Each year since 1914, thirty emerging American artists and scholars are awarded a year-long residency at the American Academy in Rome. Since 1921 they’ve allowed composers in the door, and the roll call of composers who have created important works there is something of a who’s who of American music: everyone from Samuel Barber, Elliott Carter, Lukas Foss, Howard Hanson, David Lang, Ulysses Kay, Barbara Kolb, David Rakowski, George Rochberg, Yehudi Wyner, Carolyn Yarnell, and—O.K., let’s stop at 11; you get the idea.

An extremely generous new 4-CD set from Bridge Records celebrates this legacy by presenting nearly five hours of music by some 37 composers, all in stellar performances, many of which involve the program’s Artistic Director, pianist Donald Berman. Some of this music was only recently discovered by Berman in the Academy’s archives, while many of the other pieces, though in circulation, had never before available on commercial recordings or only previously appeared on recordings that have been long out of print. Since the works featured span a total of nine decades (from the 1920s to now), the set offers a remarkable prism through which to look at American chamber music composed for standard ensembles throughout most of the 20th century and beyond, a learning experience that is further enriched by the set’s extensive program notes. While the more extreme ends of the sonic spectrum are noticeably missing—unfortunately there were no Rome residencies for the likes of, say, John Cage, Ornette Coleman, Lucia Dlugoszewski, Harry Partch, or Julius Eastman—there’s a remarkable variety in the material featured herein. And while a broad spectrum of music is represented, the material is packaged in such a way that there is nothing jarring about the transitions across eras or styles.  One disc is devoted exclusively to vocal material, another to solo piano music. The remaining two discs are instrumental chamber repertoire—for strings (with or without piano) and winds (with or without piano) respectively. This kind of compartmentalization offers an ideal way to listen comparatively.

The vocal disc (Disc One) is an excellent case in point.  The centerpiece is an
“American Academy in Rome” songbook which juxtaposes art songs for solo voice and piano by nine composers including Leo Sowerby (a 1920 Rome fellow) and Derek Bermel (who went to Rome in 1999).
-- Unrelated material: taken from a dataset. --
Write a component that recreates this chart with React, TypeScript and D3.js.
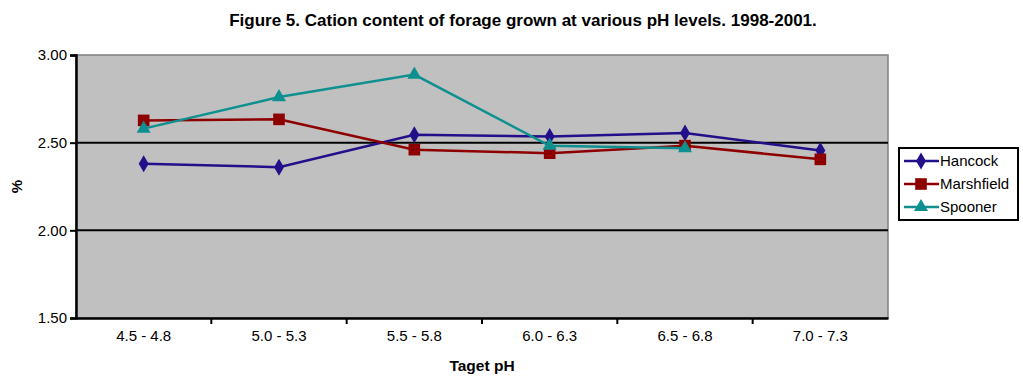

Every one is served well by the grouping.  A publisher should consider issuing these as a set. In addition to the more famous names, the songbook also includes some real obscurities, like the promising “Look Down, Fair Moon” by the now almost completely forgotten Charles Naginski who drowned in the pool at Tanglewood when he was only 31. The opening for the vocal disc is a gorgeous set of four songs to poems by Emily Dickinson composed by Robert Beaser in 2002—the first text of which is the poignant, and very appropriately expository:

A word is dead
When it is said,
Some say.
I say it just
Begins to live
That day.

The solo piano disc (Disc Three) opens with an extraordinary pair of virtuosic works, the 1944 Fantasy Rondo by the recently deceased Lukas Foss and the very un-Mozartean My Friend Mozart by Kamran Ince, although the latter was actually inspired by the composer reading books about Mozart. Other highlights include a series of atonal etudes by Billy Jim Layton and two early Bagatelles by George Rochberg composed long before he renounced dodecaphony. Possibly my favorite piece on piano disc, however, is Mark Wingate’s fascinatingly kinetic Sombras, in which piano flourishes compete with electronically generated ones.
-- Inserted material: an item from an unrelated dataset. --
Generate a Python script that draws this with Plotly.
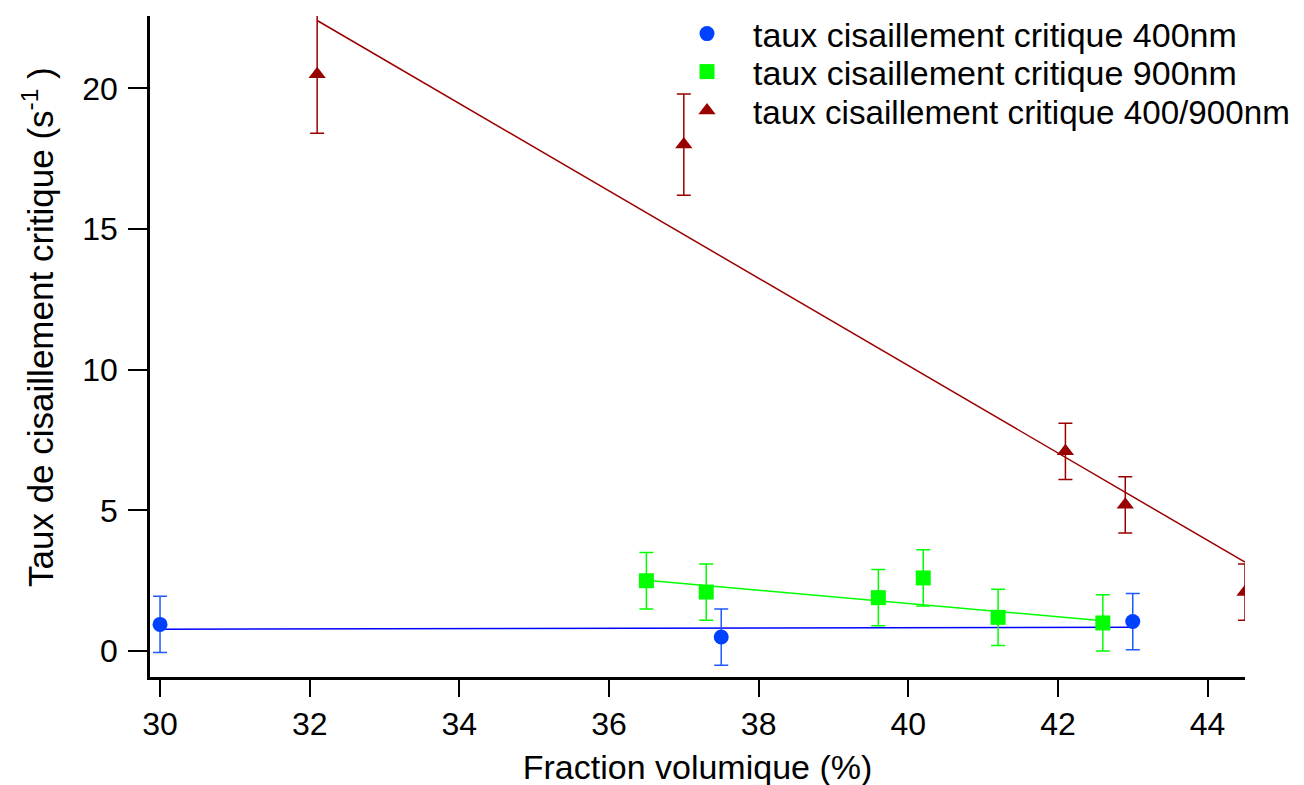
import plotly.graph_objects as go

# Data
x400 = [30.0, 37.5, 43.0]
y400 = [0.95, 0.5, 1.05]
e400 = [1.0, 1.0, 1.0]

x900 = [36.5, 37.3, 39.6, 40.2, 41.2, 42.6]
y900 = [2.5, 2.1, 1.9, 2.6, 1.2, 1.0]
e900 = [1.0, 1.0, 1.0, 1.0, 1.0, 1.0]

xmix = [32.1, 37.0, 42.1, 42.9, 44.5]
ymix = [20.5, 18.0, 7.1, 5.2, 2.1]
emix = [2.1, 1.8, 1.0, 1.0, 1.0]

# Linear fit lines (end points)
fit400_x = [30.0, 43.0]
fit400_y = [0.78, 0.85]
fit900_x = [36.5, 42.6]
fit900_y = [2.52, 1.08]
fitmix_x = [32.1, 44.5]
fitmix_y = [22.41, 3.16]

xticks = [30, 32, 34, 36, 38, 40, 42, 44]
yticks = [0, 5, 10, 15, 20]

names = ["taux cisaillement critique 400nm",
         "taux cisaillement critique 900nm",
         "taux cisaillement critique 400/900nm"]
x_title = "Fraction volumique (%)"
y_title = "Taux de cisaillement critique (s<sup>-1</sup> )"

BLUE = "rgb(0,64,255)"
BLUE_LINE = "rgb(0,0,255)"
BLUE_ERR = "rgb(30,90,255)"
GREEN = "rgb(0,255,0)"
RED = "rgb(153,0,0)"

FONT = "Liberation Sans, Arial, sans-serif"

fig = go.Figure()

# fit lines
fig.add_trace(go.Scatter(x=fit400_x, y=fit400_y, mode="lines",
                         line=dict(color=BLUE_LINE, width=1.5), showlegend=False, hoverinfo="skip"))
fig.add_trace(go.Scatter(x=fit900_x, y=fit900_y, mode="lines",
                         line=dict(color=GREEN, width=1.5), showlegend=False, hoverinfo="skip"))
fig.add_trace(go.Scatter(x=fitmix_x, y=fitmix_y, mode="lines",
                         line=dict(color=RED, width=1.5), showlegend=False, hoverinfo="skip"))

fig.add_trace(go.Scatter(
    x=x400, y=y400, mode="markers", name=names[0], legend="legend",
    marker=dict(symbol="circle", size=15, color=BLUE),
    error_y=dict(type="data", array=e400, visible=True, color=BLUE_ERR, thickness=1.5, width=7)))
fig.add_trace(go.Scatter(
    x=x900, y=y900, mode="markers", name=names[1], legend="legend2",
    marker=dict(symbol="square", size=15, color=GREEN),
    error_y=dict(type="data", array=e900, visible=True, color=GREEN, thickness=1.5, width=7)))
fig.add_trace(go.Scatter(
    x=xmix, y=ymix, mode="markers", name=names[2], legend="legend3",
    marker=dict(symbol="triangle-up", size=15, color=RED),
    error_y=dict(type="data", array=emix, visible=True, color=RED, thickness=1.5, width=7)))

W, H = 1304, 785
OFF = 8  # page body margin
L, R, T, B = 150, 1245, 16, 677  # target plot box in screen pixels

def px_x(p):
    return (p - L) / (R - L)

def px_y(p):
    return (B - p) / (B - T)

def leg(ycenter, size):
    return dict(x=px_x(661), y=px_y(ycenter),
                xanchor="left", yanchor="middle",
                font=dict(size=size, family=FONT, color="black"),
                bgcolor="rgba(0,0,0,0)", itemwidth=82)

fig.update_layout(
    width=W, height=H,
    margin=dict(l=L - OFF, r=W + OFF - R, t=T - OFF, b=H + OFF - B, autoexpand=False),
    paper_bgcolor="white", plot_bgcolor="white",
    font=dict(family=FONT, size=32, color="black"),
    legend=leg(34, 34), legend2=leg(72, 34), legend3=leg(111, 33.2),
    xaxis=dict(range=[29.866, 44.5], tickvals=xticks, ticks="outside", ticklen=17,
               tickwidth=2, tickcolor="black", showline=True, linewidth=2.5,
               linecolor="black", showgrid=False, zeroline=False,
               ticklabelstandoff=0, tickfont=dict(size=32), automargin=False,
               title=dict(text=x_title, standoff=15, font=dict(size=34))),
    yaxis=dict(range=[-0.92, 22.57], tickvals=yticks, ticks="outside", ticklen=19,
               tickwidth=2, tickcolor="black", showline=True, linewidth=2.5,
               linecolor="black", showgrid=False, zeroline=False,
               ticklabelstandoff=4, tickfont=dict(size=32), automargin=False),
    annotations=[dict(text=y_title, xref="paper", yref="paper",
                      x=px_x(38), y=px_y(327), xanchor="center", yanchor="middle",
                      textangle=-90, showarrow=False,
                      font=dict(size=35, family=FONT, color="black"))],
)

fig.write_html("out.html")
The two chamber music discs (Discs Two and Four) are also filled with a cornucopia of sonic delights. There’s a Wind Quintet by the octogenarian neo-classicist Harold Shapero written in 1995 that’s charming despite its unapologetic anachronism, plus a formidable three movement Sonata for Violin and Piano from 1929 by the now unjustly overlooked composer/conductor Alexander Lang Steinert, who was a scion of the family who established Boston’s Steinert Piano Company (still in business) as well as an early champion of George Gershwin’s opera Porgy and Bess. There’s also quite a bit of more provocative fare. Lee Hyla’s muscular Mythic Birds of Saugerties for solo bass clarinet sounds like a bizarre fusion of a Berio Sequenza and Eric Dolphy. A typically confrontational David Lang piece, Vent for flute and piano, features a series of traded slow off-kilter tremolos that are bookended by having the pianist support angular flute melodies with cascades of single-repeated notes. Arthur Levering’s mesmerizing Tesserae for viola and piano is an equally tantalizing work which combines the propulsive rhythmic energy of minimalist music with the more unstable harmonic vocabulary of music that is less tonally rooted. Tesserae is one of the few pieces already available elsewhere (New World issued it last year on the all-Levering Still Raining, Still Dreaming), but it’s nice and all-too-rare to have multiple interpretations of recent compositions, especially ones featuring a viola soloist!